■ Description of the task
Do not repeat pictures. Repeat exactly the lines of the listing below from its first line through the line with "(0,0) rectangle (644,666);".

■ Source data
※
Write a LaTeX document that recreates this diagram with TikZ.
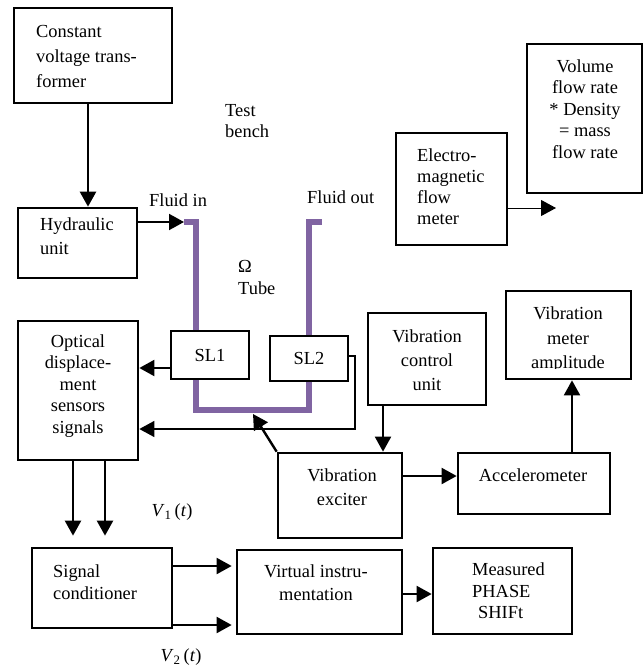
\documentclass[tikz,border=0pt]{standalone}
\usepackage{fontspec}
\setmainfont{Liberation Serif}
\usetikzlibrary{arrows.meta,calc}
\definecolor{tubecol}{HTML}{8064A2}
\begin{document}
\begin{tikzpicture}[x=1pt,y=-1pt,
  box/.style={draw,line width=2.7pt,fill=white,inner sep=0pt,font=\fontsize{18.4}{21.5}\selectfont},
  txt/.style={inner sep=0pt,font=\fontsize{18.4}{#1}\selectfont},
  txt/.default=21.5,
  arr/.style={line width=2pt,-{Triangle[length=15pt,width=16pt]}},
  thinarr/.style={line width=1.2pt,-{Triangle[length=15pt,width=16pt]}},
  tube/.style={line width=5.5pt,draw=tubecol}]
\useasboundingbox (0,0) rectangle (644,666);

% tube (drawn first, sensors cover it)
\coordinate (tin) at (184,222);
\coordinate (tb) at (253,414);
\draw[tube] (tin) -- (196,222) -- (196,410) -- (309,410) -- (309,222) -- (322,222);

% boxes
\node[box,minimum width=158pt,minimum height=95pt] (cvt) at (93,55.5) {};
\node[box,minimum width=119pt,minimum height=70pt] (hyd) at (77.5,243) {};
\node[box,minimum width=111pt,minimum height=112pt] (emf) at (451.5,189) {};
\node[box,minimum width=115pt,minimum height=149pt] (vol) at (584.5,118.5) {};
\node[box,minimum width=78pt,minimum height=48pt] (sl1) at (210,355) {SL1};
\node[box,minimum width=78pt,minimum height=45pt] (sl2) at (309,358.5) {SL2};
\node[box,minimum width=120pt,minimum height=139pt] (opt) at (78,390.5) {};
\node[box,minimum width=118pt,minimum height=92pt] (vcu) at (427,359) {};
\node[box,minimum width=125pt,minimum height=88pt] (vma) at (568.5,335) {};
\node[box,minimum width=124pt,minimum height=85pt] (exc) at (340,495.5) {};
\node[box,minimum width=152pt,minimum height=61pt] (acc) at (534,483.5) {};
\node[box,minimum width=140pt,minimum height=80pt] (sig) at (102,588) {};
\node[box,minimum width=165pt,minimum height=84pt] (vir) at (319.5,592) {};
\node[box,minimum width=139pt,minimum height=86pt] (mea) at (502.5,591) {};

% texts
\node[txt=25,anchor=west,align=left] (tcvt) at (36,56) {Constant\\voltage trans-\\former};
\node[txt=21,anchor=west,align=left] (ttest) at (225,121) {Test\\bench};
\node[txt,anchor=west] (tfin) at (149,200) {Fluid in};
\node[txt=24,anchor=west,align=left] (thyd) at (40,236) {Hydraulic\\unit};
\node[txt,anchor=west] (tfout) at (307,197) {Fluid out};
\node[txt=21,anchor=west,align=left] (temf) at (417,187) {Electro-\\magnetic\\flow\\meter};
\node[txt,align=center] (tvol) at (585,109) {Volume\\flow rate\\* Density\\= mass\\flow rate};
\node[txt=22,anchor=west,align=left] (ttube) at (238,277) {Ω\\Tube};
\node[txt,align=center] (topt) at (78,386) {Optical\\displace-\\ment\\sensors\\signals};
\node[txt=24,align=center] (tvcu) at (427,360) {Vibration\\control\\unit};
\begin{scope}
  \clip (506,291) rectangle (631,368);
  \node[txt=24.5,align=center] (tvma) at (568,340) {Vibration\\meter\\amplitude};
\end{scope}
\node[txt=24.5,align=center] (texc) at (342,487) {Vibration\\exciter};
\node[txt] (tacc) at (533,475) {Accelerometer};
\node[txt=22,anchor=west,align=left] (tsig) at (53,582) {Signal\\conditioner};
\node[txt=23,align=center] (tvir) at (316,583) {Virtual instru-\\mentation};
\node[txt=21.5,anchor=west,align=left] (tmea) at (472,591) {Measured\\PHASE\\\hspace*{6pt}SHIFt};
\node[txt] (tv1) at (172,512) {\textit{V}\textsubscript{1}\,(\textit{t})};
\node[txt] (tv2) at (181,657) {\textit{V}\textsubscript{2}\,(\textit{t})};

% connector anchor points
\coordinate (emfout) at (556,208);
\coordinate (w1) at (355,429);
\coordinate (c1) at ([xshift=-5pt]cvt.south);
\coordinate (h1) at ([yshift=21pt]hyd.east);
\coordinate (e1) at ([yshift=-19pt]emf.east);
\coordinate (s1) at ([yshift=-13pt]sl1.west);
\coordinate (s2) at ([yshift=2.5pt]sl2.east);
\coordinate (v1) at ([xshift=-44pt]vcu.south);
\coordinate (x1) at ([yshift=19.5pt]exc.east);
\coordinate (a1) at ([xshift=38pt]acc.north);
\coordinate (o1) at ([xshift=-5pt]opt.south);
\coordinate (o2) at ([xshift=27pt]opt.south);
\coordinate (g1) at ([yshift=22pt]sig.east);
\coordinate (g2) at ([yshift=-37pt]sig.east);
\coordinate (r1) at ([yshift=-2pt]vir.east);

% connectors
\draw[arr,line width=2.6pt] (c1) -- (c1 |- hyd.north);
\draw[arr] (h1) -- (tin);
\draw[thinarr,line width=1pt] (e1) -- (emfout);
\draw[arr] (s1) -- (opt.east |- s1);
\draw[thinarr] (s2) -| (w1) -- (opt.east |- w1);
\draw[arr,line width=2.4pt] (exc.north west) -- (tb);
\draw[arr] (v1) -- (v1 |- exc.north);
\draw[arr] (x1) -- (acc.west |- x1);
\draw[arr] (a1) -- (a1 |- vma.south);
\draw[arr,line width=2.4pt,shorten >=11pt] (o1) -- (o1 |- sig.north);
\draw[arr,line width=2.4pt,shorten >=11pt] (o2) -- (o2 |- sig.north);
\draw[arr,shorten >=4pt] (g1) -- (vir.west |- g1);
\draw[arr,shorten >=4pt] (g2) -- (vir.west |- g2);
\draw[arr] (r1) -- (mea.west |- r1);
\end{tikzpicture}
\end{document}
※
■ Result of the task
Write a LaTeX document that recreates this diagram with TikZ.
\documentclass[tikz,border=0pt]{standalone}
\usepackage{fontspec}
\setmainfont{Liberation Serif}
\usetikzlibrary{arrows.meta,calc}
\definecolor{tubecol}{HTML}{8064A2}
\begin{document}
\begin{tikzpicture}[x=1pt,y=-1pt,
  box/.style={draw,line width=2.7pt,fill=white,inner sep=0pt,font=\fontsize{18.4}{21.5}\selectfont},
  txt/.style={inner sep=0pt,font=\fontsize{18.4}{#1}\selectfont},
  txt/.default=21.5,
  arr/.style={line width=2pt,-{Triangle[length=15pt,width=16pt]}},
  thinarr/.style={line width=1.2pt,-{Triangle[length=15pt,width=16pt]}},
  tube/.style={line width=5.5pt,draw=tubecol}]
\useasboundingbox (0,0) rectangle (644,666);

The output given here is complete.